Stainless Steel 630 is a precipitation-hardening stainless steel that is also widely known as 17-4 PH. In international material systems, it is commonly associated with EN 1.4542 and UNS S17400. These names are often used interchangeably in engineering, machining, and material sourcing, which is why buyers and engineers frequently see more than one designation for the same grade.
What makes this grade different from many general stainless steels is its ability to develop much higher strength through age hardening. Instead of relying only on basic stainless chemistry for performance, 630 is designed so that heat treatment can significantly increase hardness and strength while still maintaining useful corrosion resistance.
In practical manufacturing, this means 630 is often chosen when the project needs more than ordinary stainless behavior. It is especially attractive for parts that must combine structural strength, dimensional reliability, and better corrosion resistance than simpler martensitic grades can usually provide.
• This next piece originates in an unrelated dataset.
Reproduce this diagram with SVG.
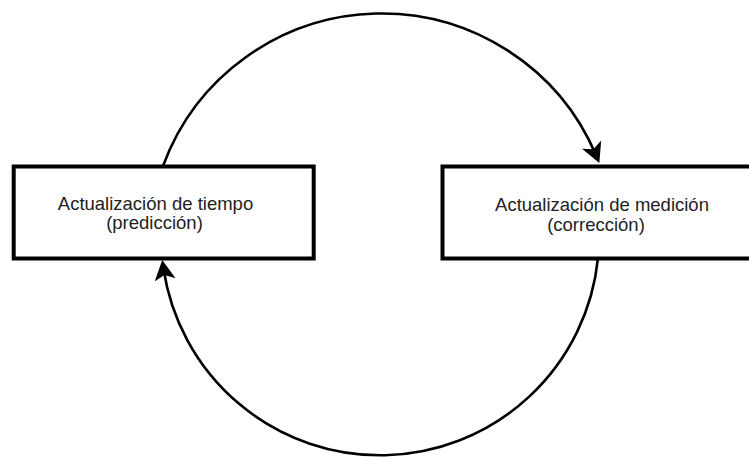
<svg xmlns="http://www.w3.org/2000/svg" width="749" height="457" viewBox="0 0 749 457">
  <style>
    .box { fill: #ffffff; stroke: #000000; stroke-width: 4; }
    .label { font-family: "Liberation Sans", Arial, sans-serif; font-size: 18.5px; fill: #222222; text-anchor: middle; }
    .edge { fill: none; stroke: #000000; stroke-width: 2.6; }
  </style>
  <defs>
    <marker id="arrow" markerUnits="userSpaceOnUse" viewBox="0 -11 22 22" markerWidth="22" markerHeight="22" refX="12" refY="0" orient="auto">
      <path d="M20,0 L0,-10.5 L5,0 L0,10.5 Z" fill="#000000"/>
    </marker>
  </defs>
  <rect width="749" height="457" fill="#ffffff"/>

  <!-- curved connectors between the two update steps -->
  <g id="connectors">
    <path class="edge" d="M163,166 A233,233 0 0 1 596.2,155.6" marker-end="url(#arrow)"/>
    <path class="edge" d="M598,258 A219,219 0 0 1 163.4,268" marker-end="url(#arrow)"/>
  </g>

  <g id="time-update">
    <rect class="box" x="13.7" y="166.5" width="300" height="92"/>
    <text class="label" x="155.5" y="209.5">Actualización de tiempo</text>
    <text class="label" x="154.5" y="229">(predicción)</text>
  </g>

  <g id="measurement-update">
    <rect class="box" x="442.5" y="166.5" width="316" height="92"/>
    <text class="label" x="602" y="211">Actualización de medición</text>
    <text class="label" x="596" y="230.5">(corrección)</text>
  </g>
</svg>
Chemical Composition of Stainless Steel 630
The chemistry of Stainless Steel 630 is one of the main reasons it performs differently from standard austenitic or martensitic grades. Public datasheets commonly describe it as a chromium-nickel-copper precipitation-hardening stainless steel with niobium or columbium additions. This alloy design supports both corrosion resistance and a strong response to aging treatment.
Chromium helps provide stainless corrosion resistance, while nickel supports the metallurgical structure needed for hardening behavior. Copper plays a major role in the precipitation-hardening mechanism, and niobium or columbium helps stabilize the alloy and contribute to controlled strengthening. The carbon content is kept relatively low, which also supports its balance of toughness and corrosion performance.
In engineering terms, the composition matters because it explains why 630 can reach much higher strength than grades such as 304 while still offering useful corrosion resistance. The alloy is not chosen simply because it is “stainless,” but because its chemistry supports a more specialized combination of mechanical and environmental performance.
Main Properties of Stainless Steel 630
Stainless Steel 630 is valued because it offers a combination of properties that many stainless steels do not provide at the same time. It is known for high strength, useful hardness, good corrosion resistance, and the ability to respond to low-temperature aging treatments. These qualities are the reason it is widely used in demanding engineering applications rather than only general-purpose corrosion service.
Unlike softer stainless grades that are chosen mainly for corrosion resistance or formability, 630 is often selected when the part must also carry load, resist wear, or maintain stronger mechanical performance. At the same time, it still offers better corrosion resistance than many simpler martensitic stainless steels, which makes it useful in a broader range of service conditions.
Its property profile is also flexible because heat treatment condition has a direct influence on final performance. This means engineers do not choose 630 only as a chemical composition. They also choose it because the material can be tuned to fit different strength and toughness requirements through aging treatment.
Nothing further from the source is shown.